→ What to work on: Output nothing but the lines from the one with "Output the Python" through the one with "return CX + RX * x / w, CY - RY * y / w", including both. Leave the pictures out of the copy.

→ Listed records:
•••
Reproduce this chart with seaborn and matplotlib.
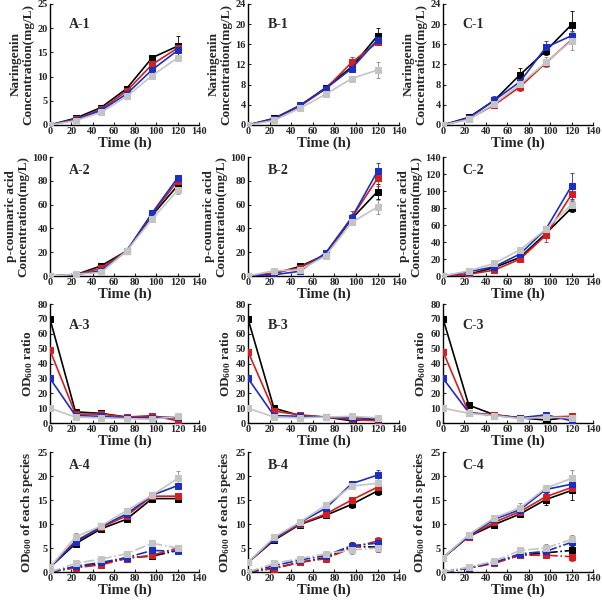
•••
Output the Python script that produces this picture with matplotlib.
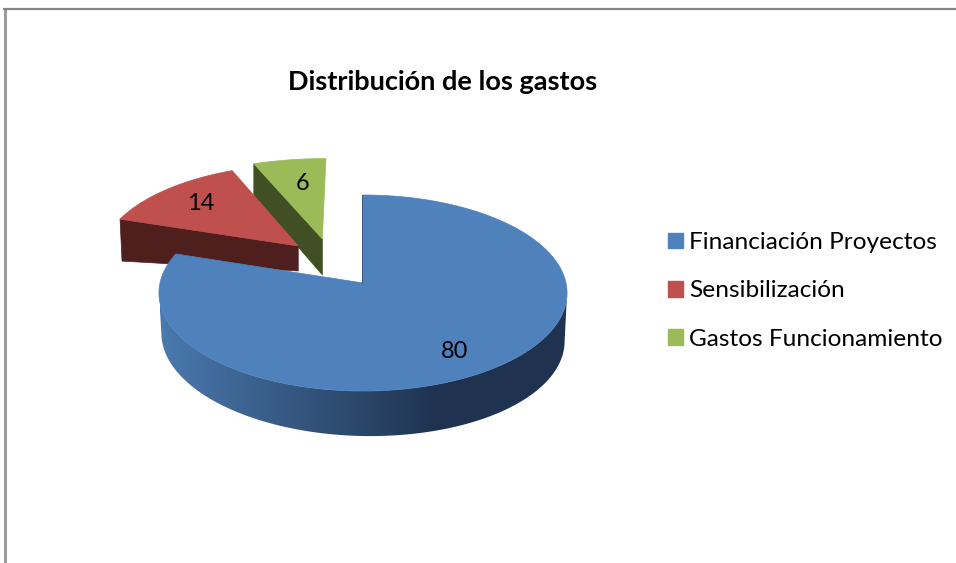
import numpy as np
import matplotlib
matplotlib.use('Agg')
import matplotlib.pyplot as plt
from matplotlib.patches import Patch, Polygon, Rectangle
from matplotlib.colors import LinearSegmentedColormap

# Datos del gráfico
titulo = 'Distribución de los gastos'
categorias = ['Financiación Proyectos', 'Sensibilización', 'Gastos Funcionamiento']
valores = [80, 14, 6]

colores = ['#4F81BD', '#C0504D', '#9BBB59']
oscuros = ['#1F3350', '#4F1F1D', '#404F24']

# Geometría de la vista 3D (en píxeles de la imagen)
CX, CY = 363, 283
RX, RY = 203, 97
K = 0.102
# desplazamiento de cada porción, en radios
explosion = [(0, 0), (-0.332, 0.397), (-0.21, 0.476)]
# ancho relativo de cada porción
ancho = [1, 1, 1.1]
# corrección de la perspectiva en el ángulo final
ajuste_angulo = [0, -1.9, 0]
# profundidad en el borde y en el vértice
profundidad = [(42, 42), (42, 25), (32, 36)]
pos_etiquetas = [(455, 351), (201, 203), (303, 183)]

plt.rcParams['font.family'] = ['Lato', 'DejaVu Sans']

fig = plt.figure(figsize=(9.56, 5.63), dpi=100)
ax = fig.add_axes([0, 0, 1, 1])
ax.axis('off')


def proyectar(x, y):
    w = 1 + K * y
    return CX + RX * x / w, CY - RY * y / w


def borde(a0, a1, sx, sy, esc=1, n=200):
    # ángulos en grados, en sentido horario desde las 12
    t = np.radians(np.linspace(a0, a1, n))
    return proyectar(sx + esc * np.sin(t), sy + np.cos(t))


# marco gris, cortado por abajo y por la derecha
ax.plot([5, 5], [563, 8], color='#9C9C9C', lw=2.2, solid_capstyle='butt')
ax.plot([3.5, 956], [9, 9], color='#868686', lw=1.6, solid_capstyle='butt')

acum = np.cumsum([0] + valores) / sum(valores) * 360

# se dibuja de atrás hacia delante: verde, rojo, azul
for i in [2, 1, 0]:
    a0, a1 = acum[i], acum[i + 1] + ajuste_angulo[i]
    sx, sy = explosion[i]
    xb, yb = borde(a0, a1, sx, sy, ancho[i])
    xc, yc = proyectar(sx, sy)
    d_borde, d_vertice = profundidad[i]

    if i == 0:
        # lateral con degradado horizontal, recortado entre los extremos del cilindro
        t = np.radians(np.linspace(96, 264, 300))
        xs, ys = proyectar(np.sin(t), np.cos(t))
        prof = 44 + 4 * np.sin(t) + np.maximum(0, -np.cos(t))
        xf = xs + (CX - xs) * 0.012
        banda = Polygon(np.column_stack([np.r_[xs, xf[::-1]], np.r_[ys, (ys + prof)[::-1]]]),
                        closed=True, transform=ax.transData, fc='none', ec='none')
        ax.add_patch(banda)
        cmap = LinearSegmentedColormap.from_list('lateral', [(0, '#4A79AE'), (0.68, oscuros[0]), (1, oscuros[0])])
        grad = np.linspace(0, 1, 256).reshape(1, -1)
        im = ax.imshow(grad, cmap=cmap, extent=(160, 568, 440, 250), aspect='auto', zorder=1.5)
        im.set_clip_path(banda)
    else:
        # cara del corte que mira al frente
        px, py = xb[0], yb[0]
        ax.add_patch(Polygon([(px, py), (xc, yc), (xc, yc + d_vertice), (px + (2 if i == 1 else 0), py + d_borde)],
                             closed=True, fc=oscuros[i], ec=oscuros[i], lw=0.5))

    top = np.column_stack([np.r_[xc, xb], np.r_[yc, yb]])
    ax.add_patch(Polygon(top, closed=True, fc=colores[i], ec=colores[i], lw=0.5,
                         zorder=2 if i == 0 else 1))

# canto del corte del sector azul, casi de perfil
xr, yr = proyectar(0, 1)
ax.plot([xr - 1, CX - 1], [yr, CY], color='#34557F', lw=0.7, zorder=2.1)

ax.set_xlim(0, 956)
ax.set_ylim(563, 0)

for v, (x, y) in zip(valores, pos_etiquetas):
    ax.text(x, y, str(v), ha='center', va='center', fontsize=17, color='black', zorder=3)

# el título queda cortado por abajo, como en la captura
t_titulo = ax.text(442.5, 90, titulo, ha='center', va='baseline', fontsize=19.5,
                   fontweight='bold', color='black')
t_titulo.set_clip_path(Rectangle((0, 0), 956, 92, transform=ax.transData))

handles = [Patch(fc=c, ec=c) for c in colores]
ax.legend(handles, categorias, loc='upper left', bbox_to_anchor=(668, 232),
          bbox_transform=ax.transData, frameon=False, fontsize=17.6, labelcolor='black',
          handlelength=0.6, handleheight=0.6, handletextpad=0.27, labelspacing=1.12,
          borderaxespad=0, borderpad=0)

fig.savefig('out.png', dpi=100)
•••
→ Reply:
Output the Python script that produces this picture with matplotlib.
import numpy as np
import matplotlib
matplotlib.use('Agg')
import matplotlib.pyplot as plt
from matplotlib.patches import Patch, Polygon, Rectangle
from matplotlib.colors import LinearSegmentedColormap

# Datos del gráfico
titulo = 'Distribución de los gastos'
categorias = ['Financiación Proyectos', 'Sensibilización', 'Gastos Funcionamiento']
valores = [80, 14, 6]

colores = ['#4F81BD', '#C0504D', '#9BBB59']
oscuros = ['#1F3350', '#4F1F1D', '#404F24']

# Geometría de la vista 3D (en píxeles de la imagen)
CX, CY = 363, 283
RX, RY = 203, 97
K = 0.102
# desplazamiento de cada porción, en radios
explosion = [(0, 0), (-0.332, 0.397), (-0.21, 0.476)]
# ancho relativo de cada porción
ancho = [1, 1, 1.1]
# corrección de la perspectiva en el ángulo final
ajuste_angulo = [0, -1.9, 0]
# profundidad en el borde y en el vértice
profundidad = [(42, 42), (42, 25), (32, 36)]
pos_etiquetas = [(455, 351), (201, 203), (303, 183)]

plt.rcParams['font.family'] = ['Lato', 'DejaVu Sans']

fig = plt.figure(figsize=(9.56, 5.63), dpi=100)
ax = fig.add_axes([0, 0, 1, 1])
ax.axis('off')


def proyectar(x, y):
    w = 1 + K * y
    return CX + RX * x / w, CY - RY * y / w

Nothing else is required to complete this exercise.